Christina: Did you hear what Scott said there? Did you see what they did? So when most businesses would say, “Oh my gosh, we can't hire anyone during this time because it's a pandemic, these guys said, “Oh, this isn't going to last forever. Eventually this is going to change. And, there are [great] people out of work. How do we get them?” And they went out and found someone who was a perfect fit for them. They came up with a plan to train her over the course of this time so that she could get to know them—so that the minute they hit go, she's up and ready. These guys are way in front of the ball. They've immersed her in their culture without having to come into the office. That's how strong it is.
EMyth: Christina, any coaching pearls on what really helped that quick shift?

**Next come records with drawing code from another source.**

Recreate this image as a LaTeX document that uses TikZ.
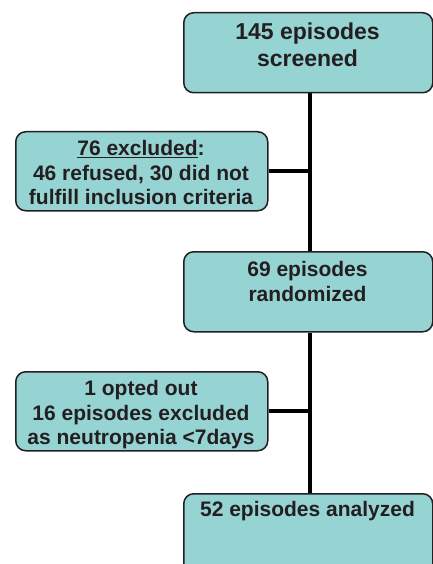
\documentclass[tikz,border=0pt]{standalone}
\usepackage{fontspec}
\setmainfont{Liberation Sans}
\usetikzlibrary{backgrounds}
\definecolor{boxfill}{HTML}{96D3D3}
\definecolor{ink}{HTML}{231F20}
\begin{document}
\begin{tikzpicture}[x=1pt,y=-1pt,
  box/.style={draw=ink, line width=1.5pt, fill=boxfill, rounded corners=10pt, inner sep=0pt, anchor=north west},
  lbl/.style={text=ink, font=\bfseries\fontsize{21}{25}\selectfont, align=center, inner sep=0pt, anchor=north},
  big/.style={font=\bfseries\fontsize{23}{27}\selectfont},
  side/.style={font=\bfseries\fontsize{21}{24.2}\selectfont},
  link/.style={line width=4pt, draw=black}]
\useasboundingbox (0,0) rectangle (433,564);
\clip (0,0) rectangle (433,564);
% boxes
\node[box, minimum width=249pt, minimum height=80pt] (top) at (183,12) {};
\node[box, minimum width=252pt, minimum height=79pt] (ex1) at (15,131) {};
\node[box, minimum width=249pt, minimum height=80pt] (mid) at (183,251) {};
\node[box, minimum width=252pt, minimum height=79pt] (ex2) at (15,371) {};
\node[box, minimum width=249pt, minimum height=90pt] (fin) at (183,493) {};
% spine coordinates
\coordinate (s1) at ([xshift=1.5pt]top.south);
\coordinate (s2) at ([xshift=1.5pt]mid.north);
\coordinate (s3) at ([xshift=1.5pt]mid.south);
\coordinate (s4) at ([xshift=1.5pt]fin.north);
% connectors, behind the boxes
\begin{scope}[on background layer]
\draw[link] (s1) -- (s2);
\draw[link] (s3) -- (s4);
\draw[link] (ex1.east) -- (ex1.east -| s1);
\draw[link] (ex2.east) -- (ex2.east -| s1);
\end{scope}
% texts
\node[lbl, big] (t1) at (307.5,22.5) {145 episodes\\screened};
\node[lbl, side] (t2) at (141,140.5) {\underline{76 excluded}:\\46 refused, 30 did not\\fulfill inclusion criteria};
\node[lbl] (t3) at (307.5,261) {69 episodes\\randomized};
\node[lbl, side] (t4) at (141,380.5) {1 opted out\\16 episodes excluded\\as neutropenia <7days};
\node[lbl] (t5) at (307.5,501.5) {52 episodes analyzed};
\end{tikzpicture}
\end{document}
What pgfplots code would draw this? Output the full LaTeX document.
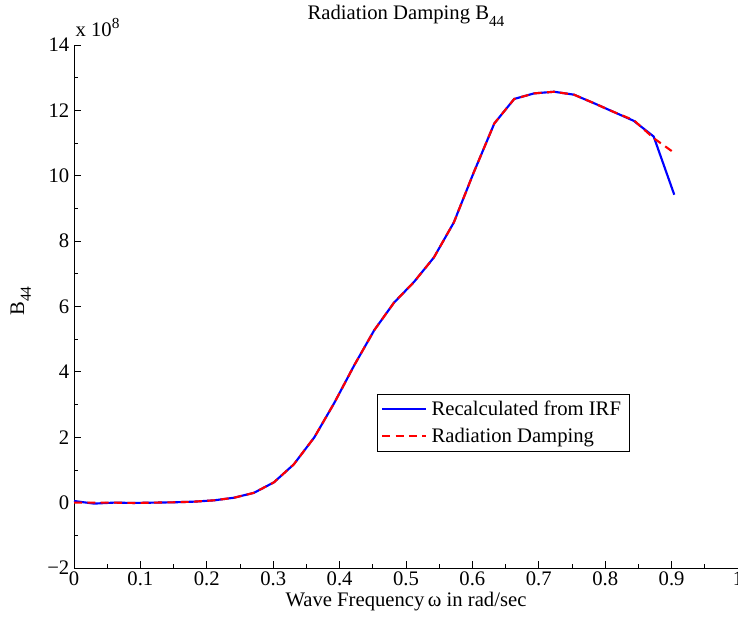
\documentclass[border=0pt]{standalone}
\usepackage{pgfplots}
\pgfplotsset{compat=1.18}
\usepackage{fontspec}
\setmainfont{Liberation Serif}
\newcommand{\sub}[1]{\raisebox{-5pt}{\fontsize{11.5}{12}\selectfont #1}}
\begin{document}
\begin{tikzpicture}[font=\fontsize{15.5}{17}\selectfont]
\begin{axis}[
  name=ax,
  scale only axis,
  width=498pt, height=392.25pt,
  xmin=0, xmax=1, ymin=-2, ymax=14,
  axis lines=left,
  axis line style={-, black, line width=0.6pt},
  tick align=inside,
  xtick pos=left, ytick pos=left,
  xtick={0,0.1,...,1.01},
  xticklabels={0,0.1,0.2,0.3,0.4,0.5,0.6,0.7,0.8,0.9,1},
  ytick={-2,0,2,4,6,8,10,12,14},
  yticklabels={−2,0,2,4,6,8,10,12,14},
  minor x tick num=1, minor y tick num=1,
  major tick length=5pt, minor tick length=3pt,
  tick style={black, line width=0.6pt},
  xticklabel style={yshift=1pt},
  /pgf/number format/assume math mode=true,
  legend style={at={(rel axis cs:0.456,0.333)}, anchor=north west, draw=black, line width=0.6pt,
    inner xsep=3pt, inner ysep=5pt, row sep=8pt, font=\fontsize{15.5}{17}\selectfont, legend cell align=left,
    nodes={inner xsep=3.5pt, inner ysep=0pt}},
  legend image code/.code={\draw[#1] (0cm,0cm) -- (1.15cm,0cm);},
  clip=false,
]
\addplot[blue, line width=1.6pt] coordinates {
(0,0.05) (0.030,-0.03) (0.060,0.0) (0.090,-0.01) (0.121,0.0) (0.151,0.01) (0.181,0.03)
(0.211,0.07) (0.241,0.15) (0.271,0.30) (0.301,0.62) (0.331,1.17) (0.362,2.0) (0.392,3.05)
(0.422,4.2) (0.452,5.27) (0.482,6.12) (0.512,6.75) (0.542,7.5) (0.572,8.57) (0.602,10.1)
(0.633,11.6) (0.663,12.35) (0.693,12.52) (0.723,12.57) (0.753,12.48) (0.783,12.22)
(0.813,11.95) (0.843,11.68) (0.873,11.2) (0.904,9.42)};
\addlegendentry{Recalculated from IRF}
\addplot[red, line width=1.6pt, dash pattern=on 6pt off 4pt] coordinates {
(0,0.0) (0.030,0.0) (0.060,0.0) (0.090,-0.01) (0.121,0.0) (0.151,0.01) (0.181,0.03)
(0.211,0.07) (0.241,0.15) (0.271,0.30) (0.301,0.62) (0.331,1.17) (0.362,2.0) (0.392,3.05)
(0.422,4.2) (0.452,5.27) (0.482,6.12) (0.512,6.75) (0.542,7.5) (0.572,8.57) (0.602,10.1)
(0.633,11.6) (0.663,12.35) (0.693,12.52) (0.723,12.57) (0.753,12.48) (0.783,12.22)
(0.813,11.95) (0.843,11.7) (0.873,11.15) (0.904,10.7)};
\addlegendentry{Radiation Damping}
\coordinate (bl) at (rel axis cs:0,0);
\coordinate (tr) at (rel axis cs:1,1);
\coordinate (tc) at (rel axis cs:0.5,1);
\coordinate (bc) at (rel axis cs:0.5,0);
\coordinate (lc) at (rel axis cs:0,0.5);
\coordinate (tl) at (rel axis cs:0,1);
\end{axis}
\node[anchor=base] at ([yshift=19pt]tc) {Radiation Damping B\sub{44}};
\node[anchor=base] at ([yshift=-28.5pt]bc) {Wave Frequency\,ω in rad/sec};
\node[rotate=90, anchor=center] at ([xshift=-40pt,yshift=4pt]lc) {B\sub{44}};
\node[anchor=base west, inner sep=0pt] at ([xshift=1pt,yshift=6pt]tl) {x 10\raisebox{6pt}{\fontsize{11.5}{12}\selectfont 8}};
\pgfresetboundingbox
\path[use as bounding box] ([shift={(-55.5pt,-40.5pt)}]bl) rectangle ([shift={(0pt,33.75pt)}]tr);
\end{tikzpicture}
\end{document}
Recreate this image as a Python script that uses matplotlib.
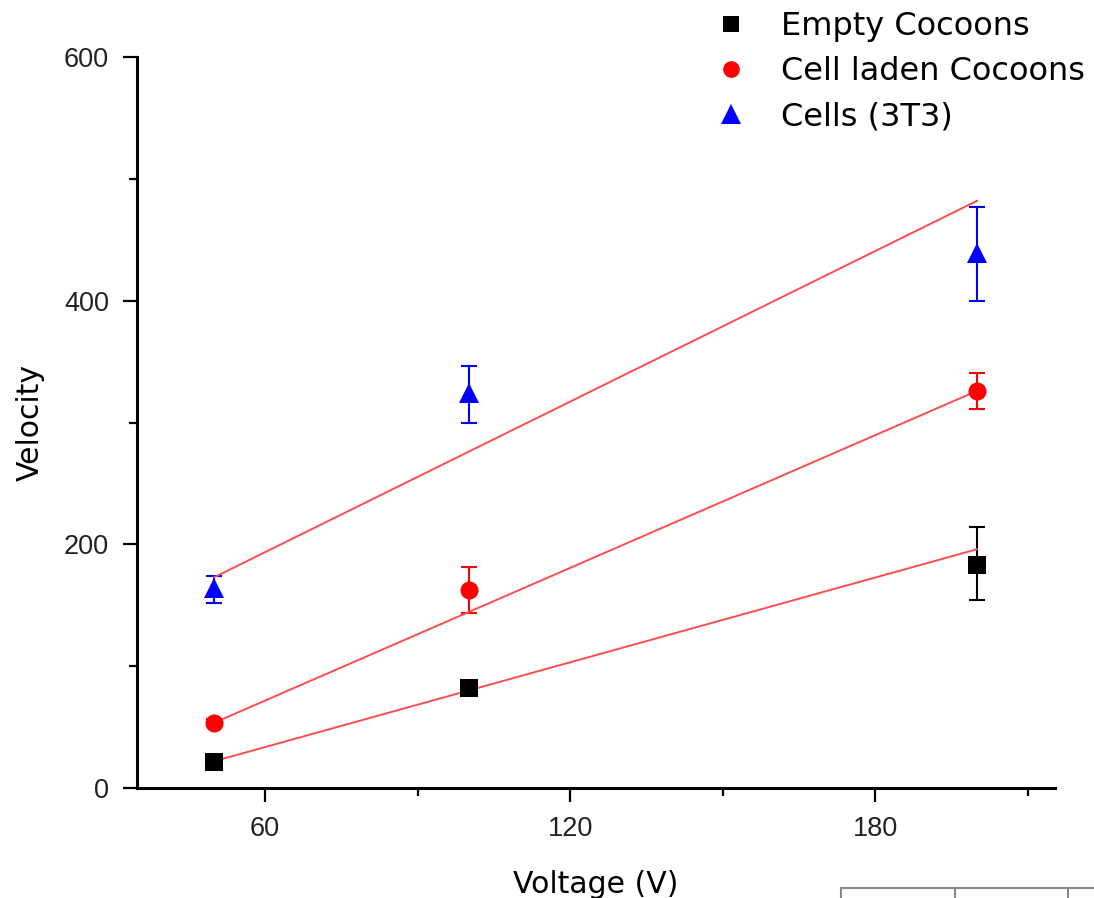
import numpy as np
import matplotlib
matplotlib.use("Agg")
import matplotlib.pyplot as plt
from matplotlib.lines import Line2D

voltage = [50, 100, 200]

series_names = ["Empty Cocoons", "Cell laden Cocoons", "Cells (3T3)"]
empty_vel = [21.5, 82, 183]
empty_lo = [3, 3, 29]
empty_hi = [3, 3, 31]
laden_vel = [53.5, 162.5, 326]
laden_lo = [3, 18.5, 15]
laden_hi = [3, 18.5, 15]
cells_vel = [164, 324, 439]
cells_lo = [12, 24, 39]
cells_hi = [10, 22, 38]

# fitted lines (slope, intercept)
fit_slope = [1.16, 1.816, 2.06]
fit_intercept = [-36.0, -37.2, 70.0]

x_ticks = [60, 120, 180]
y_ticks = [0, 200, 400, 600]

colors = ["black", "red", "blue"]
markers = ["s", "o", "^"]
msizes = [12.5, 13, 14.5]

fig = plt.figure(figsize=(10.94, 8.98), dpi=100)
ax = fig.add_axes([0.1252, 0.1225, 0.8391, 0.814])

vels = [empty_vel, laden_vel, cells_vel]
los = [empty_lo, laden_lo, cells_lo]
his = [empty_hi, laden_hi, cells_hi]

x = np.array(voltage, dtype=float)
for i in range(3):
    ax.errorbar(x, vels[i], yerr=[los[i], his[i]], fmt="none",
                ecolor=colors[i], elinewidth=1.5, capsize=6, capthick=1.5,
                zorder=2)
    xf = np.array([x[0], x[-1]])
    ax.plot(xf, fit_slope[i] * xf + fit_intercept[i], color="#ff4d4d",
            lw=1.4, zorder=3)
    ax.plot(x, vels[i], linestyle="none", marker=markers[i],
            markersize=msizes[i], color=colors[i], markeredgewidth=0,
            zorder=4)

ax.set_xlim(34.8, 215.3)
ax.set_ylim(0, 600)
tick_font = dict(fontfamily="Liberation Sans", color="#222222")
ax.set_xticks(x_ticks, labels=[str(v) for v in x_ticks], **tick_font)
ax.set_xticks([90, 150, 210], minor=True)
ax.set_yticks(y_ticks, labels=[str(v) for v in y_ticks], **tick_font)
ax.set_yticks([100, 300, 500], minor=True)

for side in ["top", "right"]:
    ax.spines[side].set_visible(False)
for side in ["left", "bottom"]:
    ax.spines[side].set_linewidth(2.2)

ax.tick_params(which="major", direction="out", length=10, width=1.6,
               labelsize=19.5, pad=10)
ax.tick_params(which="minor", direction="out", length=5.5, width=1.6)

ax.set_xlabel("Voltage (V)", fontsize=21.5, labelpad=20)
ax.set_ylabel("Velocity", fontsize=21.5, labelpad=14)

handles = [Line2D([], [], linestyle="none", marker=markers[i],
                  markersize=[12, 12, 14][i], color=colors[i],
                  markeredgewidth=0) for i in range(3)]
fig.legend(handles, series_names, loc="upper left",
           bbox_to_anchor=(0.654, 0.988), frameon=False, fontsize=23,
           handlelength=1.0, handletextpad=1.05, labelspacing=0.45,
           borderpad=0, borderaxespad=0)

# cut-off table frame at the bottom edge
gray = "#888888"
fig.add_artist(Line2D([841 / 1094, 1.0], [1 - 888 / 898] * 2, color=gray,
                      lw=1.5, transform=fig.transFigure))
for px in [841, 955, 1068]:
    fig.add_artist(Line2D([px / 1094] * 2, [0, 1 - 888 / 898], color=gray,
                          lw=1.5, transform=fig.transFigure))

fig.savefig("out.png", dpi=100)
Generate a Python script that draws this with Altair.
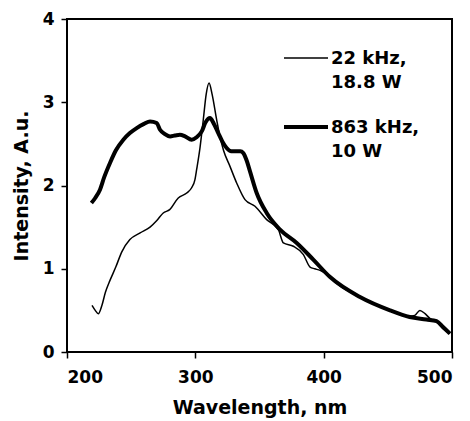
import altair as alt
import pandas as pd

# 22 kHz, 18.8 W (thin line)
wl_22 = [219.5, 222, 224.4, 227, 230, 233.5, 238, 242.6, 249, 257, 264.7, 270, 275, 280,
         286.7, 293.3, 297, 299.7, 301, 303.6, 306.2, 308.5, 310.7, 313, 316.6, 319, 322,
         327, 332.2, 338.7, 346.5, 355.6, 364.7, 368.6, 376.4, 384.2, 389.4, 393, 397.2,
         405, 407.5, 428.3, 451.7, 467, 471, 475, 479, 483, 488, 493, 498.4]
int_22 = [0.56, 0.50, 0.46, 0.55, 0.72, 0.86, 1.02, 1.20, 1.35, 1.43, 1.50, 1.58, 1.67, 1.71,
          1.85, 1.91, 1.97, 2.07, 2.19, 2.45, 2.79, 3.10, 3.23, 3.10, 2.79, 2.60, 2.42,
          2.23, 2.03, 1.83, 1.75, 1.59, 1.47, 1.31, 1.27, 1.17, 1.02, 1.00, 0.98,
          0.90, 0.86, 0.66, 0.50, 0.43, 0.44, 0.50, 0.46, 0.40, 0.36, 0.28, 0.22]

# 863 kHz, 10 W (thick line)
wl_863 = [219, 222, 225.7, 229, 233.5, 238, 243.9, 249, 254.3, 260, 264.7, 269.9, 272.5, 276,
          280.3, 284, 288, 292, 297.1, 301, 305, 308, 311.4, 314.5, 317.9, 321, 324.4, 328,
          332.2, 335, 337.4, 340, 342.6, 347.8, 355.6, 366, 379, 391.9, 405, 428.3, 451.7,
          467, 480, 488, 493, 498.4]
int_863 = [1.79, 1.85, 1.95, 2.10, 2.27, 2.42, 2.55, 2.63, 2.69, 2.74, 2.77, 2.75, 2.67, 2.62,
           2.59, 2.60, 2.61, 2.59, 2.55, 2.58, 2.65, 2.76, 2.81, 2.74, 2.63, 2.53, 2.45, 2.41,
           2.41, 2.41, 2.39, 2.30, 2.17, 1.91, 1.67, 1.47, 1.31, 1.11, 0.90, 0.66, 0.50,
           0.42, 0.39, 0.37, 0.30, 0.22]

series_names = ["22 kHz", "863 kHz"]
x_ticks = [200, 300, 400, 500]
y_ticks = [0, 1, 2, 3, 4]

df = pd.concat([
    pd.DataFrame({"wl": wl_22, "val": int_22, "series": series_names[0]}),
    pd.DataFrame({"wl": wl_863, "val": int_863, "series": series_names[1]}),
])

FONT = "DejaVu Sans"

x = alt.X("wl:Q", scale=alt.Scale(domain=[200, 500], nice=False),
          axis=alt.Axis(values=x_ticks, title="Wavelength, nm", titleY=61,
                        titleBaseline="alphabetic", labelPadding=11))
y = alt.Y("val:Q", scale=alt.Scale(domain=[0, 4], nice=False),
          axis=alt.Axis(values=y_ticks, title="Intensity, A.u.", titleX=-40,
                        titleBaseline="alphabetic", labelPadding=7))

lines = alt.Chart(df).mark_line(color="black", interpolate="monotone").encode(
    x=x, y=y, detail="series:N",
    strokeWidth=alt.StrokeWidth("series:N", scale=alt.Scale(domain=series_names, range=[1.5, 4]),
                                legend=None),
)

one = alt.Data(values=[{"a": 0}])


def leg_rule(ypx, sw):
    return alt.Chart(one).mark_rule(color="black", strokeWidth=sw).encode(
        x=alt.value(217), x2=alt.value(261), y=alt.value(ypx))


def leg_text(txt, ypx):
    return alt.Chart(one).mark_text(align="left", baseline="middle", font=FONT, fontSize=18,
                                    fontWeight="bold", color="black").encode(
        x=alt.value(264), y=alt.value(ypx), text=alt.value(txt))


chart = alt.layer(
    lines,
    leg_rule(39, 1.5), leg_text("22 kHz,", 40), leg_text("18.8 W", 64),
    leg_rule(108, 4), leg_text("863 kHz,", 109), leg_text("10 W", 133),
).properties(
    width=385, height=333,
    autosize=alt.AutoSizeParams(type="none"),
    padding={"left": 59, "top": 11, "right": 10, "bottom": 68},
).configure_view(
    stroke="black", strokeWidth=2
).configure_axis(
    domain=False, grid=False, ticks=True, tickSize=6, tickWidth=1.5, tickColor="black",
    labelFont=FONT, labelFontSize=17, labelFontWeight="bold", labelColor="black",
    titleFont=FONT, titleFontSize=19, titleFontWeight="bold", titleColor="black",
)

chart.save("out.html", embed_options={"renderer": "svg", "actions": False})
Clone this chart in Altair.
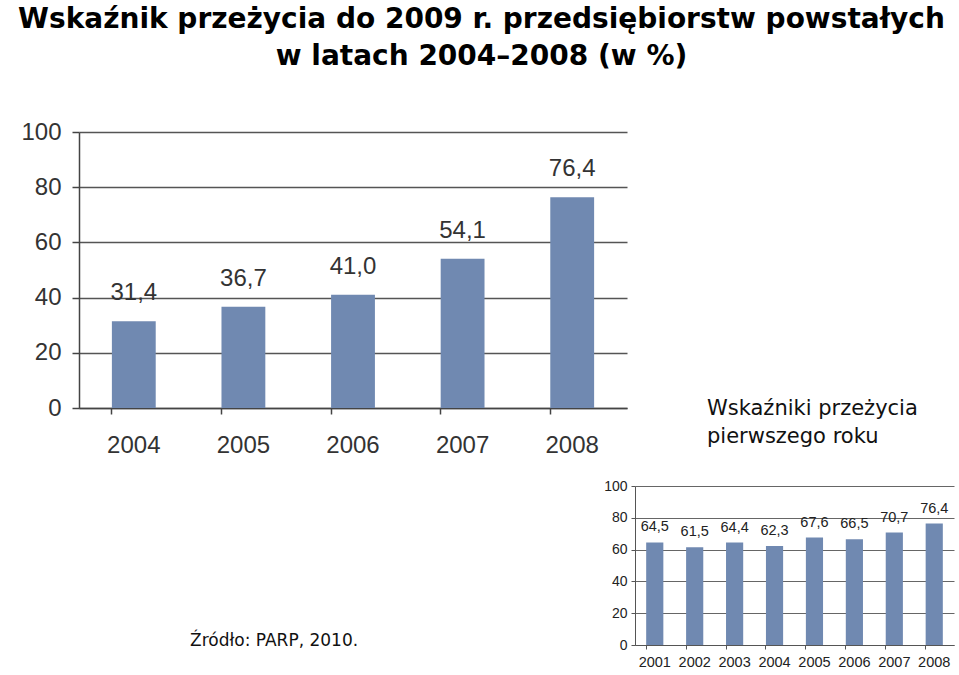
import altair as alt
import pandas as pd

# ---- data ----
years_main = ["2004", "2005", "2006", "2007", "2008"]
values_main = [31.4, 36.7, 41.0, 54.1, 76.4]
labels_main = ["31,4", "36,7", "41,0", "54,1", "76,4"]

years_small = ["2001", "2002", "2003", "2004", "2005", "2006", "2007", "2008"]
values_small = [64.5, 61.5, 64.4, 62.3, 67.6, 66.5, 70.7, 76.4]
labels_small = ["64,5", "61,5", "64,4", "62,3", "67,6", "66,5", "70,7", "76,4"]

y_ticks = [0, 20, 40, 60, 80, 100]

title_lines = ["Wskaźnik przeżycia do 2009 r. przedsiębiorstw powstałych",
               "w latach 2004\u20132008 (w %)"]
note_text = "Wskaźniki przeżycia\npierwszego roku"
source_text = "Źródło: PARP, 2010."

BAR = "#7089b1"
LABEL_FONT = "Liberation Sans, Arial, sans-serif"
TAHOMA = "DejaVu Sans, sans-serif"

df_main = pd.DataFrame({"year": years_main, "value": values_main, "label": labels_main})
df_small = pd.DataFrame({"year": years_small, "value": values_small, "label": labels_small})

# ---- main chart ----
x_main = alt.X("year:N", sort=years_main, title=None,
               scale=alt.Scale(paddingInner=0.6, paddingOuter=0.3),
               axis=alt.Axis(bandPosition=0, labelAngle=0, labelFont=LABEL_FONT,
                             labelFontSize=24, labelColor="#333", labelPadding=19,
                             tickSize=6, tickColor="#444", tickWidth=1.5,
                             domainColor="#444", domainWidth=1.5, grid=False))
y_main = alt.Y("value:Q", title=None,
               scale=alt.Scale(domain=[0, 100], nice=False),
               axis=alt.Axis(values=y_ticks, labelFont=LABEL_FONT, labelFontSize=24,
                             labelColor="#333", labelPadding=11, tickSize=7,
                             labelOverlap=False,
                             tickColor="#444", tickWidth=1.5, domainColor="#444",
                             domainWidth=1.5, grid=True, gridColor="#555",
                             gridWidth=1.5))

base_main = alt.Chart(df_main)
bars_main = base_main.mark_bar(color=BAR).encode(x=x_main, y=y_main)
text_main = base_main.mark_text(font=LABEL_FONT, fontSize=24, color="#333",
                                baseline="alphabetic", dy=-21).encode(
    x=x_main, y=y_main, text="label:N")
note = alt.Chart(pd.DataFrame({"t": [note_text]})).mark_text(
    font=TAHOMA, fontSize=21, color="#111", align="left", baseline="alphabetic",
    lineBreak="\n", lineHeight=28).encode(
    x=alt.value(628), y=alt.value(283), text="t:N")

main = alt.layer(bars_main, text_main, note).properties(width=548, height=276)

# ---- small chart ----
x_small = alt.X("year:N", sort=years_small, title=None,
                scale=alt.Scale(paddingInner=0.57, paddingOuter=0.28),
                axis=alt.Axis(bandPosition=0, labelAngle=0, labelFont=LABEL_FONT,
                              labelFontSize=14.5, labelColor="#222", labelPadding=6,
                              tickSize=4, tickColor="#555", domainColor="#555",
                              labelOverlap=False, grid=False))
y_small = alt.Y("value:Q", title=None,
                scale=alt.Scale(domain=[0, 100], nice=False),
                axis=alt.Axis(values=y_ticks, labelFont=LABEL_FONT, labelFontSize=14,
                              labelColor="#222", labelPadding=4, tickSize=4,
                              labelOverlap=False,
                              tickColor="#555", domainColor="#555", grid=True,
                              gridColor="#666", gridWidth=1))
base_small = alt.Chart(df_small)
bars_small = base_small.mark_bar(color=BAR).encode(x=x_small, y=y_small)
text_small = base_small.mark_text(font=LABEL_FONT, fontSize=14.5, color="#222",
                                  baseline="alphabetic", dy=-11).encode(
    x=x_small, y=y_small, text="label:N")
small = alt.layer(bars_small, text_small).properties(width=319, height=159)

# ---- source text panel ----
src = alt.Chart(pd.DataFrame({"t": [source_text]})).mark_text(
    font=TAHOMA, fontSize=17, color="#111", align="left", baseline="alphabetic").encode(
    x=alt.value(111), y=alt.value(160), text="t:N").properties(width=524, height=165)

bottom = alt.hconcat(src, small, spacing=0)

chart = alt.vconcat(main, bottom, spacing=22).properties(
    title=alt.TitleParams(text=title_lines, font=TAHOMA, fontSize=28,
                          fontWeight="bold", color="#000", anchor="middle",
                          lineHeight=37, offset=38, dy=-11, dx=-6),
    padding={"left": 18, "top": 6, "right": 1, "bottom": 0},
).configure_view(stroke=None)

chart.save("out.html", embed_options={"renderer": "svg", "actions": False})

Christina: Here's the remarkable part—these are also contract employees, right? So many times you hear, “Oh I have all contract employees so they don't care about the business.” That's a bunch of bologna. Scott and MJ have built something bigger than themselves that these people want to be a part of. And that's what has accelerated them. So through their company values, through their strategic objective, through their brand promise, all of their people truly care about Scott and MJ's business.
EMyth: One of the things that really strikes me is that this pivot is going to change your direction as a company. What's your future vision for the company now that wasn't even on your radar in January?
Scott: We have some cool ideas on being more national. We have the capabilities to be the experts in our niche, which is bar and bar mitzvahs, because we know what [this client community] wants and how they want it. So now we’re talking about physical products that we could potentially market, more opportunities with these clients, … thinking outside of being just an entertainment company. There's only so much money you could [make] as a DJ. No matter how big [it gets], it’s never going to be a $100M or $1B company.
And now that we're more open minded, I think the options are really endless. There are so many potential opportunities that we could take advantage of … to take the current situation and expand it to what we think the future is going to be two, three, four years from now. In entertainment alone, there's definitely going to be a blend of virtual and in-person events.
EMyth: This has just been really great to connect with you guys. Is there anything else you’d like to share, things that you've done that would help other business owners?
Scott: One big picture thing: It's important to take risks. If you don't take a risk, you don't know what could possibly happen. We had no idea if our virtual component would be successful or well-received. But it allowed us to put stuff out there. Some things will be rewarded, some things might not—but every risk we took, no matter how it's received, has taught us a lesson about what we should do in the future.